→ Entries
+---+
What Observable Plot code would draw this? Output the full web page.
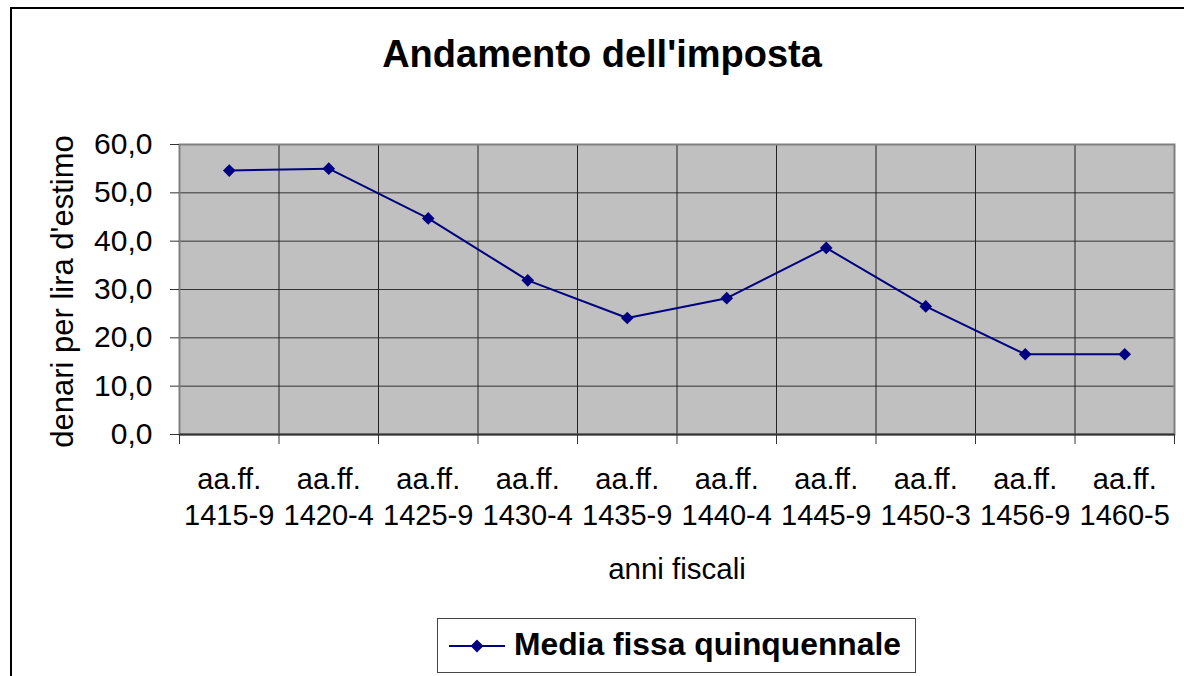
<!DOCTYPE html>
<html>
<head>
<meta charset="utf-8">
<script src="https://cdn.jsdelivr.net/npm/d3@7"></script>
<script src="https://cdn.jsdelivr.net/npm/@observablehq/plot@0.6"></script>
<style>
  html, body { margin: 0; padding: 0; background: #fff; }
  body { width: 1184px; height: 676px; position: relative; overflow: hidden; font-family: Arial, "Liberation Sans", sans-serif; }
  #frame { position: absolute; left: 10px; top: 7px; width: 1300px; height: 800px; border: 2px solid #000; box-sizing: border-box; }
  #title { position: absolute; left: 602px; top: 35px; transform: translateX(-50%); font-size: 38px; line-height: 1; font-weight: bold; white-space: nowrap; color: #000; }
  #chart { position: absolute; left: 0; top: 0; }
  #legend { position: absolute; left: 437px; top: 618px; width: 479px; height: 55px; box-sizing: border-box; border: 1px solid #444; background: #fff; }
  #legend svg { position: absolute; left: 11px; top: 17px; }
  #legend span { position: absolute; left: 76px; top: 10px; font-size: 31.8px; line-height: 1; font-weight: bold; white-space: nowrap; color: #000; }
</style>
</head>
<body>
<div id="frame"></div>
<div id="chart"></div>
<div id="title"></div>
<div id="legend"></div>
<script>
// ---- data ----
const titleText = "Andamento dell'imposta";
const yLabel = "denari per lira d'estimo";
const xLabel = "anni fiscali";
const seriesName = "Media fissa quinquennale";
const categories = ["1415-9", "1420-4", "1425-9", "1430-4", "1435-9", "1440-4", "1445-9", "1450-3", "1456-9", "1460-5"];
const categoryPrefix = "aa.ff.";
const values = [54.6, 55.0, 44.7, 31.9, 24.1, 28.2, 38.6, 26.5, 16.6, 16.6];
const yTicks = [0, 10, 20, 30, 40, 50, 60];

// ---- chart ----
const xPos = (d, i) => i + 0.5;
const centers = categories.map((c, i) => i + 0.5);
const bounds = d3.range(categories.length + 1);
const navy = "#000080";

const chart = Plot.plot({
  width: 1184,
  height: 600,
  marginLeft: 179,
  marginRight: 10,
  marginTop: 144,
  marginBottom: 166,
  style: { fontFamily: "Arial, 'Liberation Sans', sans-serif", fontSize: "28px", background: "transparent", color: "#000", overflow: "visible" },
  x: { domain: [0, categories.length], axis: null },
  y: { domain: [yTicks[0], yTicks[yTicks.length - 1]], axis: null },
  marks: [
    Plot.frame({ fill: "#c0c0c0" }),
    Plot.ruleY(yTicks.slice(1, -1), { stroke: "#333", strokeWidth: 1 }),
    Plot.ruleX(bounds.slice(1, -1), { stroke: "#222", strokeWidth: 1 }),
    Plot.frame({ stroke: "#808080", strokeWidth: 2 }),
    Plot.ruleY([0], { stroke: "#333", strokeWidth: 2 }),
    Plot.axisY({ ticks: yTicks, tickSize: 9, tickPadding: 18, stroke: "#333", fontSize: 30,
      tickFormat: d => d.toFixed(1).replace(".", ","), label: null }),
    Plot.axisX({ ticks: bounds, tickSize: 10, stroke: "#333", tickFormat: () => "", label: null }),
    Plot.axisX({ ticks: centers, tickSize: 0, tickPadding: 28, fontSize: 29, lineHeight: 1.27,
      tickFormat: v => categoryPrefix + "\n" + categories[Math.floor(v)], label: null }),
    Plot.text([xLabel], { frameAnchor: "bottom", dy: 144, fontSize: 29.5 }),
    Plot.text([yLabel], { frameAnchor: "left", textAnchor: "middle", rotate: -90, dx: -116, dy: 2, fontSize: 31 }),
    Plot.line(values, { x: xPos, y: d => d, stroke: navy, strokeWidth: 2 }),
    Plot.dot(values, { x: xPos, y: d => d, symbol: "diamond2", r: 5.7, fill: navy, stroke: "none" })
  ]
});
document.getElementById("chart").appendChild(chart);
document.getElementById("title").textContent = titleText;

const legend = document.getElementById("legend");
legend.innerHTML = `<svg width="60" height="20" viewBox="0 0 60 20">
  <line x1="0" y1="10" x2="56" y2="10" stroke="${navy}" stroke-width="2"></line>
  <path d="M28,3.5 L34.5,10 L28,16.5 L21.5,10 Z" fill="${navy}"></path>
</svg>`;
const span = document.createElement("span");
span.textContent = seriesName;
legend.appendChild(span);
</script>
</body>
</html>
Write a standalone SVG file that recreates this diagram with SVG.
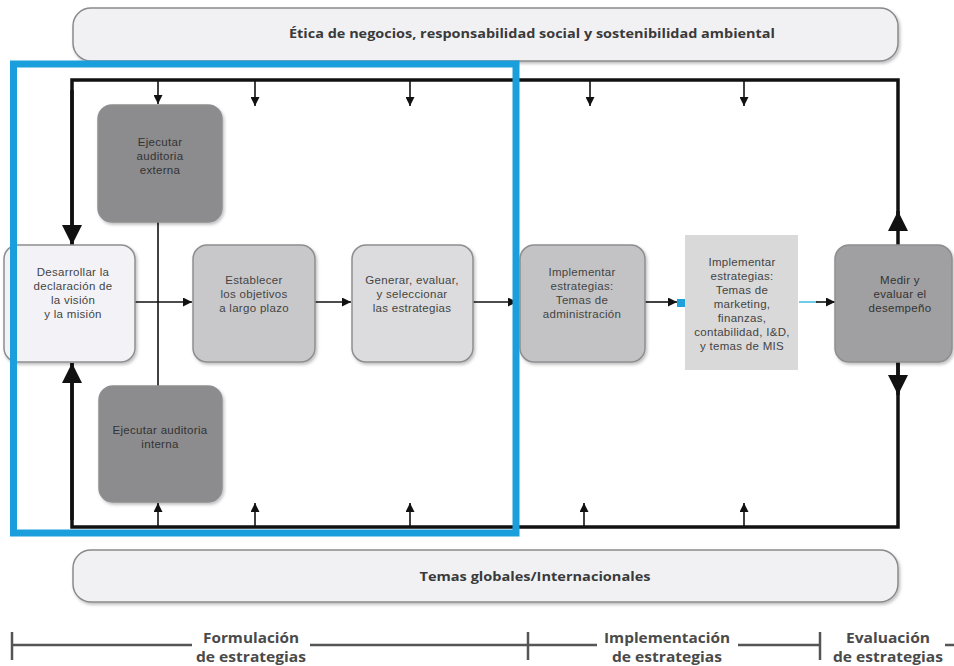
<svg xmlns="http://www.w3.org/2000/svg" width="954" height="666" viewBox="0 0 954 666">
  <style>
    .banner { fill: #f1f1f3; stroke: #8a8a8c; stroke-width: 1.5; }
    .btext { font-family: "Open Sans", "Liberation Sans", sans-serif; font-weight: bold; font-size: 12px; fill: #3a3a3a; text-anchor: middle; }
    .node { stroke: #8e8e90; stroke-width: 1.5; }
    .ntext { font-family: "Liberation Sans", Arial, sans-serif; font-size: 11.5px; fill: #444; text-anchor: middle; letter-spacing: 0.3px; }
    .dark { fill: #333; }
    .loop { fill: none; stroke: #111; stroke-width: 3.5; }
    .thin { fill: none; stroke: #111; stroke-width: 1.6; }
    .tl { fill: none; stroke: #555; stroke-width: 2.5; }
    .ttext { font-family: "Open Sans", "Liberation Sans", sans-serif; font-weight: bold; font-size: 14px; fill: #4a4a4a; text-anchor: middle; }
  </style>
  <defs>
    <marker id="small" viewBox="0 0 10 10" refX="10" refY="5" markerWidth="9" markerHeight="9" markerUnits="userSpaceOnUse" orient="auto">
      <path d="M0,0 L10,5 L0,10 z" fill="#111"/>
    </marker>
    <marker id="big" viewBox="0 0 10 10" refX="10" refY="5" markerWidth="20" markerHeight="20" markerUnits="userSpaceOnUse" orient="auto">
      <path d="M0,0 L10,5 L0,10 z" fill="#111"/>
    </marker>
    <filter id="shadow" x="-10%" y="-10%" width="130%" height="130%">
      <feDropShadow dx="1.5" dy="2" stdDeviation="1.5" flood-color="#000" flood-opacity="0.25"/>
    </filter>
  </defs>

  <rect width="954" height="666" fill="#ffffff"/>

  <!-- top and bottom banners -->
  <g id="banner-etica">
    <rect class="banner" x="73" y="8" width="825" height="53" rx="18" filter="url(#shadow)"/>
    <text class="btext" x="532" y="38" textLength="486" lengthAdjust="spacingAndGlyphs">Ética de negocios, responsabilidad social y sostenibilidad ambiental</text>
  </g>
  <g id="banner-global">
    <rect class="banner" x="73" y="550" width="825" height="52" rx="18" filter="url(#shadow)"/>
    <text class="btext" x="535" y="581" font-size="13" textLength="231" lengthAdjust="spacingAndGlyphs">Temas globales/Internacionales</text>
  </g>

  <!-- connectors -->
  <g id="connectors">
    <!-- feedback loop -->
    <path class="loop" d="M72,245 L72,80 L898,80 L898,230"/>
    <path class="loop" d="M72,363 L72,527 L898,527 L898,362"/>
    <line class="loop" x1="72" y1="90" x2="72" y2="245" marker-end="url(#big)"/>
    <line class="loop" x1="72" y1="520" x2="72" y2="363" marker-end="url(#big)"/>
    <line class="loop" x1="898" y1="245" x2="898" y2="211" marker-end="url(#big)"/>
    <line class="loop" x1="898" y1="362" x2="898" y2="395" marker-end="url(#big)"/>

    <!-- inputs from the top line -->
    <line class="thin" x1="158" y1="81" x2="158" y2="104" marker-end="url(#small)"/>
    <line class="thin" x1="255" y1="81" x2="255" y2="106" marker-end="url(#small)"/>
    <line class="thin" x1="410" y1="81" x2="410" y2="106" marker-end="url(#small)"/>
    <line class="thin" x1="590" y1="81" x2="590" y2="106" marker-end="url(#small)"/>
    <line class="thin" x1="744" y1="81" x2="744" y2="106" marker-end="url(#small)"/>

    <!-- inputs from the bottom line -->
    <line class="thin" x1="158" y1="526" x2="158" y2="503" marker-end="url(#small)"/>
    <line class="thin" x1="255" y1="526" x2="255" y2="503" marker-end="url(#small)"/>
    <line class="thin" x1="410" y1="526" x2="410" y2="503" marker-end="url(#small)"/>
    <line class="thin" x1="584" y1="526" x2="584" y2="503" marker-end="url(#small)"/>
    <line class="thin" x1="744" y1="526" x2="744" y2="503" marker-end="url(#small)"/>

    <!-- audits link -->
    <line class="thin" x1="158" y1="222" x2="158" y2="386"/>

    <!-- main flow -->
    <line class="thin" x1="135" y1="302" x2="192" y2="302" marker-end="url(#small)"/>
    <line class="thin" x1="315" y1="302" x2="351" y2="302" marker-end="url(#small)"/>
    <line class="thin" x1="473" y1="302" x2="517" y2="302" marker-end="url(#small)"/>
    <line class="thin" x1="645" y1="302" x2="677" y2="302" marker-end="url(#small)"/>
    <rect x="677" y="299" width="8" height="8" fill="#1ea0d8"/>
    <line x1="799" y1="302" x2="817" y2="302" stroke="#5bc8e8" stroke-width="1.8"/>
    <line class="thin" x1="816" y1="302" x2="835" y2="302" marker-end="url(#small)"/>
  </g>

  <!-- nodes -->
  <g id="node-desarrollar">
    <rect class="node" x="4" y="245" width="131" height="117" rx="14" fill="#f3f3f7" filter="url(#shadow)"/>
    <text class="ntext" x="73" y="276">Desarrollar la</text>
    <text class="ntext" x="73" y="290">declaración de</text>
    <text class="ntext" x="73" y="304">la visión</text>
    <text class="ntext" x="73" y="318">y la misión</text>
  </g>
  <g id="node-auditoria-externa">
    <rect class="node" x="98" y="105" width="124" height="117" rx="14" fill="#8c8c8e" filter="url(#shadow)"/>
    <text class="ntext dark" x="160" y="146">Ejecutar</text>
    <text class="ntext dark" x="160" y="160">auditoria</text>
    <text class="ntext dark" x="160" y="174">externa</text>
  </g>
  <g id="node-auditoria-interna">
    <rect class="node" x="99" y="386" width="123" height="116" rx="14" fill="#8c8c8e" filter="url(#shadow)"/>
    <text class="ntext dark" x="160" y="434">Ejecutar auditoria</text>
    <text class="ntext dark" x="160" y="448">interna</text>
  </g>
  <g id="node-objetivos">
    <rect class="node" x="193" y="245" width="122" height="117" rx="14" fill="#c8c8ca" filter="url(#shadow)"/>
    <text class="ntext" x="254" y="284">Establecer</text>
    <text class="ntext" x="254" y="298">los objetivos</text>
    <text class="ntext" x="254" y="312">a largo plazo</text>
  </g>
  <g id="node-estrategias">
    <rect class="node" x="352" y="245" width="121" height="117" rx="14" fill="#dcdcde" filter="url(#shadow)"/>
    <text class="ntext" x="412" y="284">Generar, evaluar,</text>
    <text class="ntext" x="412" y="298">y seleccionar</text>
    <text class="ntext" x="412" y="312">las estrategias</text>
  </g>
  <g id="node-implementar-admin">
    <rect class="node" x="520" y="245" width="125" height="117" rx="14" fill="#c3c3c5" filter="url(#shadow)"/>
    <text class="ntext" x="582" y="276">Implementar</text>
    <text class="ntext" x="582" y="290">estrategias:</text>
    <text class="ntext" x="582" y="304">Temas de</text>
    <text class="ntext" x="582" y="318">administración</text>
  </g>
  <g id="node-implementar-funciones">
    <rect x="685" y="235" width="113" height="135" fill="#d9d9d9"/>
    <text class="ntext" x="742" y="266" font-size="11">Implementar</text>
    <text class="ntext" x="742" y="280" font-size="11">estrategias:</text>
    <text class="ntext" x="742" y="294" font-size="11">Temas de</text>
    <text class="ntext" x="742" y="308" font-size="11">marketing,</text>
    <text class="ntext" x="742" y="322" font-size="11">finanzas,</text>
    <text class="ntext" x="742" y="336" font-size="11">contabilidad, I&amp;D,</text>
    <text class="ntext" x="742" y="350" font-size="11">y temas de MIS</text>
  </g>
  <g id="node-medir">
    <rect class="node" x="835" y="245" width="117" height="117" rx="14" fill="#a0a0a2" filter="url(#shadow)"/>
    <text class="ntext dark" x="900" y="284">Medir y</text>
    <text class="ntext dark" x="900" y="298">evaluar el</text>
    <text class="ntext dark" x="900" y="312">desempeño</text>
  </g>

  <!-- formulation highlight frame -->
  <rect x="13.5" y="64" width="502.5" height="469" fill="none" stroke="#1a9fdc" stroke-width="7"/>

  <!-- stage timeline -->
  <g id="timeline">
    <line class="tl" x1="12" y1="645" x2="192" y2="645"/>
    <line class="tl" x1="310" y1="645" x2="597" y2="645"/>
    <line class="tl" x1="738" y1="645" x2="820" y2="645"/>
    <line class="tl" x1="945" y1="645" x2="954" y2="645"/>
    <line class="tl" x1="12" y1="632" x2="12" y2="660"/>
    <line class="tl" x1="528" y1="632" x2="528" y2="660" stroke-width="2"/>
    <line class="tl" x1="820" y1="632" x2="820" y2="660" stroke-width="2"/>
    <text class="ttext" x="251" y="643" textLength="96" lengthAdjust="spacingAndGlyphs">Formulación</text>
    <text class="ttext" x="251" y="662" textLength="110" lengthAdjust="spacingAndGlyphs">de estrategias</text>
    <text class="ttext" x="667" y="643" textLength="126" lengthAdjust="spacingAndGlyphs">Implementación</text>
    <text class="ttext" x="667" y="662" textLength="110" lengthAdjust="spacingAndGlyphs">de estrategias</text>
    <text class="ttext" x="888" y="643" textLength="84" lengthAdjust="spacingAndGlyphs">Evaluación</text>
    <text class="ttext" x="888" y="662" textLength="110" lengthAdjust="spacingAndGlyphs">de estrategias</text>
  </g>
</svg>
+---+
→ Problem requirements
Give the number of lines in the entries that hold the word "this", and nothing else.

→ Finished exercise
2